** start DATASET CONTENT **

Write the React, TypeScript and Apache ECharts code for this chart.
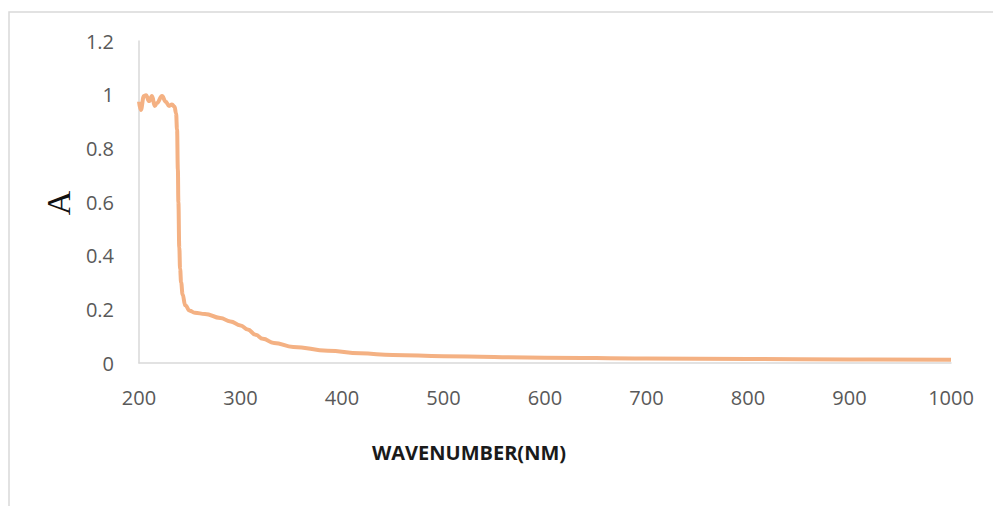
import React, { useEffect, useRef } from "react";
import * as echarts from "echarts";

const wavelength = [
  200, 201.7, 204.9, 206.9, 209.9, 212.8, 215.5, 217.7, 222.7, 226.3, 229.6, 232.5,
  235, 236.5, 237.5, 238.3, 238.8, 239.7, 240.5, 241.5, 243, 245.5, 250, 255,
  265, 280, 290, 300, 307, 315, 322, 333, 352, 386, 418, 450, 500, 600, 700, 800, 900, 1000,
];
const absorbance = [
  0.974, 0.943, 0.995, 0.998, 0.976, 0.995, 0.958, 0.969, 0.995, 0.974, 0.958, 0.963,
  0.955, 0.93, 0.87, 0.72, 0.6, 0.43, 0.35, 0.3, 0.255, 0.215, 0.195, 0.187,
  0.183, 0.168, 0.155, 0.14, 0.125, 0.105, 0.09, 0.075, 0.06, 0.046, 0.036, 0.03, 0.025, 0.02, 0.017, 0.015, 0.013, 0.012,
];
const xTicks = { min: 200, max: 1000, interval: 100 };
const yTicks = { min: 0, max: 1.2, interval: 0.2 };

export default function App() {
  const ref = useRef<HTMLDivElement>(null);
  useEffect(() => {
    if (!ref.current) return;
    const chart = echarts.init(ref.current, undefined, { renderer: "svg" });
    const labelFont = { color: "#595959", fontSize: 20, fontFamily: "Open Sans" };
    chart.setOption({
      animation: false,
      backgroundColor: "#ffffff",
      grid: { left: 139, right: 42, top: 41, bottom: 143 },
      xAxis: {
        type: "value",
        min: xTicks.min,
        max: xTicks.max,
        interval: xTicks.interval,
        axisLine: { show: true, lineStyle: { color: "#d9d9d9", width: 1.5 } },
        axisTick: { show: false },
        splitLine: { show: false },
        axisLabel: { ...labelFont, margin: 24, formatter: (v: number) => String(v) },
      },
      yAxis: {
        type: "value",
        min: yTicks.min,
        max: yTicks.max,
        interval: yTicks.interval,
        axisLine: { show: true, lineStyle: { color: "#d9d9d9", width: 1.5 } },
        axisTick: { show: false },
        splitLine: { show: false },
        axisLabel: { ...labelFont, margin: 25, formatter: (v: number) => String(Math.round(v * 10) / 10) },
      },
      graphic: [
        {
          type: "rect",
          shape: { x: 9, y: 12, width: 1100, height: 600 },
          style: { fill: "none", stroke: "#d9d9d9", lineWidth: 1.5 },
          silent: true,
        },
        {
          type: "text",
          x: 469,
          y: 452,
          style: {
            text: "WAVENUMBER(NM)",
            font: "bold 20px 'Open Sans'",
            fill: "#1a1a1a",
            align: "center",
            verticalAlign: "middle",
          },
        },
        {
          type: "text",
          x: 58,
          y: 203,
          rotation: Math.PI / 2,
          style: {
            text: "A",
            font: "34px 'Liberation Serif'",
            fill: "#111111",
            align: "center",
            verticalAlign: "middle",
          },
        },
      ],
      series: [
        {
          type: "line",
          data: wavelength.map((w, i) => [w, absorbance[i]]),
          showSymbol: false,
          smooth: 0.45,
          smoothMonotone: "x",
          lineStyle: { color: "#F4B183", width: 4 },
        },
      ],
    });
    return () => chart.dispose();
  }, []);
  return (
    <div
      ref={ref}
      style={{ position: "fixed", left: 0, top: 0, width: 993, height: 506 }}
    />
  );
}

** end DATASET CONTENT **

_INSTRUCTIONS TO FOLLOW_
Give again, word for word, every line from the top of the data through the line with "1.2, interval: 0.2", both ends included, and exclude the pictures.

_FULL OUTPUT_
Write the React, TypeScript and Apache ECharts code for this chart.
import React, { useEffect, useRef } from "react";
import * as echarts from "echarts";

const wavelength = [
  200, 201.7, 204.9, 206.9, 209.9, 212.8, 215.5, 217.7, 222.7, 226.3, 229.6, 232.5,
  235, 236.5, 237.5, 238.3, 238.8, 239.7, 240.5, 241.5, 243, 245.5, 250, 255,
  265, 280, 290, 300, 307, 315, 322, 333, 352, 386, 418, 450, 500, 600, 700, 800, 900, 1000,
];
const absorbance = [
  0.974, 0.943, 0.995, 0.998, 0.976, 0.995, 0.958, 0.969, 0.995, 0.974, 0.958, 0.963,
  0.955, 0.93, 0.87, 0.72, 0.6, 0.43, 0.35, 0.3, 0.255, 0.215, 0.195, 0.187,
  0.183, 0.168, 0.155, 0.14, 0.125, 0.105, 0.09, 0.075, 0.06, 0.046, 0.036, 0.03, 0.025, 0.02, 0.017, 0.015, 0.013, 0.012,
];
const xTicks = { min: 200, max: 1000, interval: 100 };
const yTicks = { min: 0, max: 1.2, interval: 0.2 };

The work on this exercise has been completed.